PROVIDED RECORDS
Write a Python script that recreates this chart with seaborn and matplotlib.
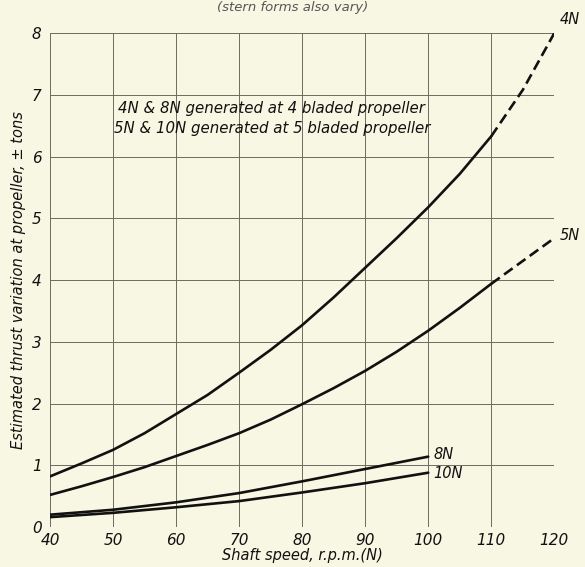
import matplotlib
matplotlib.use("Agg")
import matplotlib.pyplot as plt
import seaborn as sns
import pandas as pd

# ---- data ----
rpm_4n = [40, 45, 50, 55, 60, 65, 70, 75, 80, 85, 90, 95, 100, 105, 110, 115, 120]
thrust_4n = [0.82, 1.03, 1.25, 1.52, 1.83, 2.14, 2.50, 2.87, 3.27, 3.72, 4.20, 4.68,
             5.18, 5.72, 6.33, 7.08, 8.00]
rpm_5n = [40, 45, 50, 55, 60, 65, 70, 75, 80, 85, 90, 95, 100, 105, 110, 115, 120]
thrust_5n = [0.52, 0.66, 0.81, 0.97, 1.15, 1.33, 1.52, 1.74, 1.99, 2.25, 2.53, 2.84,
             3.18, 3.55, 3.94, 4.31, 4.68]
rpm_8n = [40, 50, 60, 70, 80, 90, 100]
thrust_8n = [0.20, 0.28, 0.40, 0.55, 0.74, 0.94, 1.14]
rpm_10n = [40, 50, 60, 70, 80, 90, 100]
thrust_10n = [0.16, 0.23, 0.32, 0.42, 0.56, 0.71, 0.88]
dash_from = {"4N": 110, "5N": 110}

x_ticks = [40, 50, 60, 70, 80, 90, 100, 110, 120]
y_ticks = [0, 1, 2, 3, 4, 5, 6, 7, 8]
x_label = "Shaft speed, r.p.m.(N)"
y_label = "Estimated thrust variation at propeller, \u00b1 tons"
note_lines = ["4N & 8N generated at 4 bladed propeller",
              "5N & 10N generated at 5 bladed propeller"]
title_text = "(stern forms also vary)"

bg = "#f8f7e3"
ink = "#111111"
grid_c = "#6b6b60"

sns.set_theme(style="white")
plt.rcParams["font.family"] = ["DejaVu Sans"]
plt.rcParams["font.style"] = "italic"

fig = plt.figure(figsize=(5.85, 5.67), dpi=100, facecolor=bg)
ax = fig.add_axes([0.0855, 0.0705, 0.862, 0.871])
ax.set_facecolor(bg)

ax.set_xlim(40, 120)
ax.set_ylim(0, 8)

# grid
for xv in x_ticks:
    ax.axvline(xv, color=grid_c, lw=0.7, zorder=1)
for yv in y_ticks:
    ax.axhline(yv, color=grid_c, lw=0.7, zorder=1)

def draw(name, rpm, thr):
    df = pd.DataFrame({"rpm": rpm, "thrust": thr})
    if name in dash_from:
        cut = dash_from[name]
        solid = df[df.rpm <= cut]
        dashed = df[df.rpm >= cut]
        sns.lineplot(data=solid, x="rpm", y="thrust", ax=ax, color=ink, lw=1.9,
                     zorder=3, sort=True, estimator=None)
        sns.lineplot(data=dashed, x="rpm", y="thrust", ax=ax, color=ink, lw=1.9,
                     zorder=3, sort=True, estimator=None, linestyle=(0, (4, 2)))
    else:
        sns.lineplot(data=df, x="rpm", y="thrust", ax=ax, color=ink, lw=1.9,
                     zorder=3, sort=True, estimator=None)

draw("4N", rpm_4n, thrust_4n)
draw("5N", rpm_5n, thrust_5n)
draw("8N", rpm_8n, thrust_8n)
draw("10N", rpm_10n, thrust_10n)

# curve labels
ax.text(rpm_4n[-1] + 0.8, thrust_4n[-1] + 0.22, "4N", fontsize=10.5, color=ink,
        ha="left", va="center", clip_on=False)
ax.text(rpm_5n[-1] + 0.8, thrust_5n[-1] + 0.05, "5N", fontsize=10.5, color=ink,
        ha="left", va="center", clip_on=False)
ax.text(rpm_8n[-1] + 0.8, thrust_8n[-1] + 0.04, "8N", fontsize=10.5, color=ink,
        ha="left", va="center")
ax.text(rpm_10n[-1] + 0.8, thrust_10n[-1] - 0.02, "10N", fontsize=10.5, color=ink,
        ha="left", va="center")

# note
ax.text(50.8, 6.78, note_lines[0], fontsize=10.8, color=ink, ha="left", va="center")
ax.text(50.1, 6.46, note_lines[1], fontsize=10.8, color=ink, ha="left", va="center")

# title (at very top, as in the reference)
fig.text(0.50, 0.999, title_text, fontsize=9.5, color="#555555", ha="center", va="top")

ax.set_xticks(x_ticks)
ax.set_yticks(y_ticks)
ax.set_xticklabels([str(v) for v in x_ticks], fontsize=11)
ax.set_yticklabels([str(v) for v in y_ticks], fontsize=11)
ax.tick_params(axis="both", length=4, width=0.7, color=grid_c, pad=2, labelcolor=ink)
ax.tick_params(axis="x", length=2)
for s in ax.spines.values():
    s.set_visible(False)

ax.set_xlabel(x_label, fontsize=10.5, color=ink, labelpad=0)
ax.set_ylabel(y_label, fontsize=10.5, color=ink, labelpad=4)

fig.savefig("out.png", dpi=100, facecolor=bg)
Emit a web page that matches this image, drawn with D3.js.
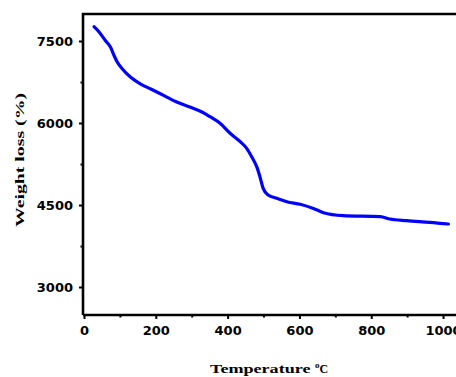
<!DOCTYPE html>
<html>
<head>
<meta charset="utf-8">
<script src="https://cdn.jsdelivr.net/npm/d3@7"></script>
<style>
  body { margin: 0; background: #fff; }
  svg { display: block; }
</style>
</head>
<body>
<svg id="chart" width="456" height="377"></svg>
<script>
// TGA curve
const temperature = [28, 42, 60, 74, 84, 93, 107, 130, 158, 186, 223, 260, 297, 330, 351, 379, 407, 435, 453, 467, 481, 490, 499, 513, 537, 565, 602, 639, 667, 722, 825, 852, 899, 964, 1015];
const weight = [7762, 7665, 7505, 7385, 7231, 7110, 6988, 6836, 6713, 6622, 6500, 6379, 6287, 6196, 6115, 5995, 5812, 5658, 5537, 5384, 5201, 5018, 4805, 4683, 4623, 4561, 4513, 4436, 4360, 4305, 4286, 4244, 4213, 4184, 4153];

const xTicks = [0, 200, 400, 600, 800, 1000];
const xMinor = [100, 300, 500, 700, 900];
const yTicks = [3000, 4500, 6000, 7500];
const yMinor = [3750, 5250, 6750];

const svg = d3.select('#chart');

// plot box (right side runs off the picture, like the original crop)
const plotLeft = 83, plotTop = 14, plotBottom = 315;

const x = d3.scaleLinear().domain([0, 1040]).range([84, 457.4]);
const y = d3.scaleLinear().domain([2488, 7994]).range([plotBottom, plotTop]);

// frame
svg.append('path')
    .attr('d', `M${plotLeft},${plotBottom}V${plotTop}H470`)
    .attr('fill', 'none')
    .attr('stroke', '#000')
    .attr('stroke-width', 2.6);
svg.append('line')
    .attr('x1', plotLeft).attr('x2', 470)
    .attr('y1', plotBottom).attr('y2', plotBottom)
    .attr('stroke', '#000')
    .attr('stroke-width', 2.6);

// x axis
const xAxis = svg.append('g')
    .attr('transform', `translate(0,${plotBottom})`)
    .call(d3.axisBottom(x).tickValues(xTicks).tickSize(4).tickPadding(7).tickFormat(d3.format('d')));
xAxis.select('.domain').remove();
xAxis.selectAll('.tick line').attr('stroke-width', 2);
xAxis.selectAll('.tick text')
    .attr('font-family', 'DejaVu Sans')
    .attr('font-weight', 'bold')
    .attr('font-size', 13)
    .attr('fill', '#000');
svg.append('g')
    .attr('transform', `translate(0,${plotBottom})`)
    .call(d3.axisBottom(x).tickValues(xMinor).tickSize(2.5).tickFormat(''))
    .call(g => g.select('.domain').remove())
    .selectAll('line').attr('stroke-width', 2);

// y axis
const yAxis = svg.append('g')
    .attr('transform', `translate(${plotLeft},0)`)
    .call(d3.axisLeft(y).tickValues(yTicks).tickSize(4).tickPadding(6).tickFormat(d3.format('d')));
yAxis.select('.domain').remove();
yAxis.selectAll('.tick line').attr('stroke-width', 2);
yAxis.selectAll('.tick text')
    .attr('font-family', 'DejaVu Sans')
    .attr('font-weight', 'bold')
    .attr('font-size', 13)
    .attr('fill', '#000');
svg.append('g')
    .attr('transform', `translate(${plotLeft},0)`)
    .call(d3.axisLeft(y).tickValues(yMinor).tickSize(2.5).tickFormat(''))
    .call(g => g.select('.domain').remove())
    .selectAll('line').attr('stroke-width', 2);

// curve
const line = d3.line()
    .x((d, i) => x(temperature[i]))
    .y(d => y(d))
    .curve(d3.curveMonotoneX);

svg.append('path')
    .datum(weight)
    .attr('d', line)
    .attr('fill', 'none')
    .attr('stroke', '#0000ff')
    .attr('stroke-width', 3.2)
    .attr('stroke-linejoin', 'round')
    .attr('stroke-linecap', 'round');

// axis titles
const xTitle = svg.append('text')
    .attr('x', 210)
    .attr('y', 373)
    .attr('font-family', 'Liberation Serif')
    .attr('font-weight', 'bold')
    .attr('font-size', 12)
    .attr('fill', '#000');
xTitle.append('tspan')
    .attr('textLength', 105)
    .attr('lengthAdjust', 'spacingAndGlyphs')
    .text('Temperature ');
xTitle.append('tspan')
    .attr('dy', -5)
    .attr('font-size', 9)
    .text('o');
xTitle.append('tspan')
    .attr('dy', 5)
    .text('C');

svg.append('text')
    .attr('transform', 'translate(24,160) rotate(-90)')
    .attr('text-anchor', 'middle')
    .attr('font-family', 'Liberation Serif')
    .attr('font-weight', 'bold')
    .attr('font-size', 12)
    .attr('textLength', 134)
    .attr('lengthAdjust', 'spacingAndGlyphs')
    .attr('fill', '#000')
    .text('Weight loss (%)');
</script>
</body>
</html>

EXERCISE DETAILS
Exactly restate the lines from the beginning of the data through the line with "import pandas as pd", and no others, keeping pictures out.

ANSWER TO THIS EXERCISE
Write a Python script that recreates this chart with seaborn and matplotlib.
import matplotlib
matplotlib.use("Agg")
import matplotlib.pyplot as plt
import seaborn as sns
import pandas as pd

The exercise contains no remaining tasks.